## BEGIN
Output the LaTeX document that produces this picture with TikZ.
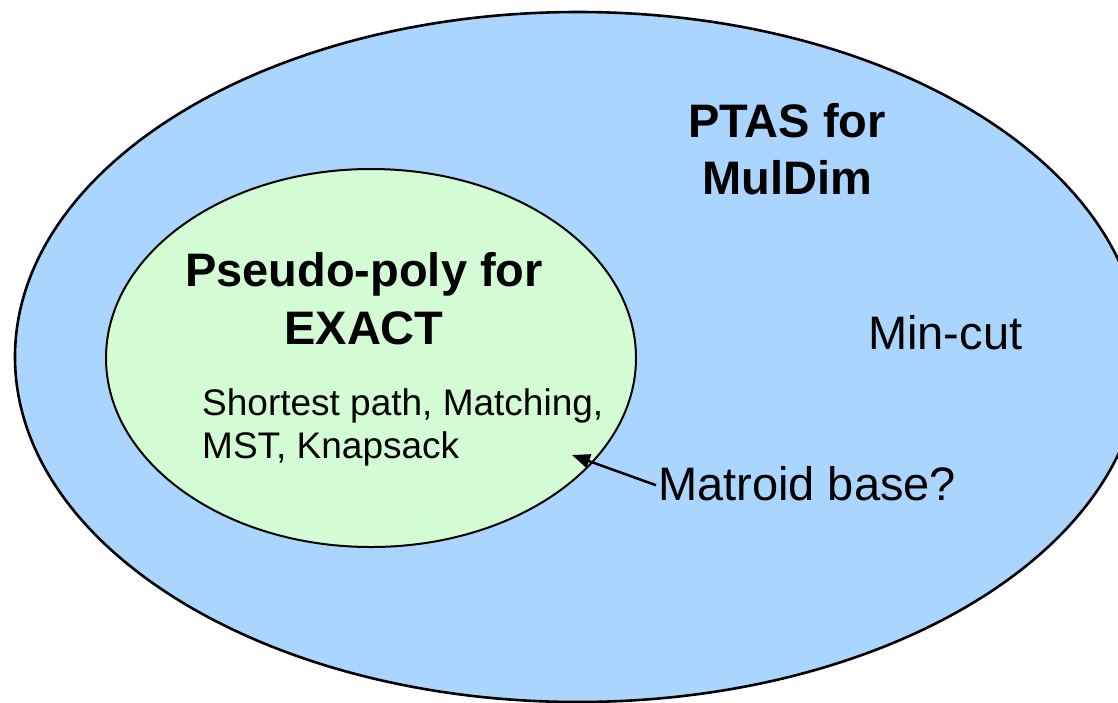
\documentclass[tikz,border=0pt]{standalone}
\usepackage{fontspec}
\setmainfont{Liberation Sans}
\usetikzlibrary{shapes.geometric,arrows.meta}
\definecolor{outerblue}{HTML}{A9D5FF}
\definecolor{innergreen}{HTML}{D4FCD4}
\tikzset{
  bigtxt/.style={font=\fontsize{47}{57}\selectfont, inner sep=0pt, anchor=base},
  bigbold/.style={font=\fontsize{47}{57}\selectfont\bfseries, inner sep=0pt, anchor=base},
  smalltxt/.style={font=\fontsize{37}{43}\selectfont, inner sep=0pt, anchor=base west},
  region/.style={ellipse, draw=black, inner sep=0pt, outer sep=0pt}
}
\begin{document}
\begin{tikzpicture}[x=1pt,y=-1pt]
\useasboundingbox (0,0) rectangle (1118,702);
\clip (0,0) rectangle (1118,702);
\node[region, fill=outerblue, line width=2.6pt, minimum width=1126pt, minimum height=690pt] (outer) at (578,357) {};
\node[region, fill=innergreen, line width=2pt, minimum width=530pt, minimum height=378pt] (inner) at (371,358) {};
\node[bigbold] (ptas1) at (787,137) {PTAS for};
\node[bigbold] (ptas2) at (787,194) {MulDim};
\node[bigbold] (pp1) at (364,286) {Pseudo-poly for};
\node[bigbold] (pp2) at (364,344) {EXACT};
\node[bigtxt, anchor=base west] (mincut) at (868,349) {Min-cut};
\node[smalltxt] (sp1) at (202,415) {Shortest path, Matching,};
\node[smalltxt] (sp2) at (202,458) {MST, Knapsack};
\node[bigtxt, anchor=base west] (mat) at (658,500) {Matroid base?};
\coordinate (tip) at (572,455);
\draw[line width=2.5pt, -{Triangle[length=18pt,width=14pt]}] ([xshift=-2pt,yshift=-2pt]mat.west) -- (tip);
\end{tikzpicture}
\end{document}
## END
• [To be done]
The listing above must be printed again exactly, minus its pictures.

• [Written answer]
Output the LaTeX document that produces this picture with TikZ.
\documentclass[tikz,border=0pt]{standalone}
\usepackage{fontspec}
\setmainfont{Liberation Sans}
\usetikzlibrary{shapes.geometric,arrows.meta}
\definecolor{outerblue}{HTML}{A9D5FF}
\definecolor{innergreen}{HTML}{D4FCD4}
\tikzset{
  bigtxt/.style={font=\fontsize{47}{57}\selectfont, inner sep=0pt, anchor=base},
  bigbold/.style={font=\fontsize{47}{57}\selectfont\bfseries, inner sep=0pt, anchor=base},
  smalltxt/.style={font=\fontsize{37}{43}\selectfont, inner sep=0pt, anchor=base west},
  region/.style={ellipse, draw=black, inner sep=0pt, outer sep=0pt}
}
\begin{document}
\begin{tikzpicture}[x=1pt,y=-1pt]
\useasboundingbox (0,0) rectangle (1118,702);
\clip (0,0) rectangle (1118,702);
\node[region, fill=outerblue, line width=2.6pt, minimum width=1126pt, minimum height=690pt] (outer) at (578,357) {};
\node[region, fill=innergreen, line width=2pt, minimum width=530pt, minimum height=378pt] (inner) at (371,358) {};
\node[bigbold] (ptas1) at (787,137) {PTAS for};
\node[bigbold] (ptas2) at (787,194) {MulDim};
\node[bigbold] (pp1) at (364,286) {Pseudo-poly for};
\node[bigbold] (pp2) at (364,344) {EXACT};
\node[bigtxt, anchor=base west] (mincut) at (868,349) {Min-cut};
\node[smalltxt] (sp1) at (202,415) {Shortest path, Matching,};
\node[smalltxt] (sp2) at (202,458) {MST, Knapsack};
\node[bigtxt, anchor=base west] (mat) at (658,500) {Matroid base?};
\coordinate (tip) at (572,455);
\draw[line width=2.5pt, -{Triangle[length=18pt,width=14pt]}] ([xshift=-2pt,yshift=-2pt]mat.west) -- (tip);
\end{tikzpicture}
\end{document}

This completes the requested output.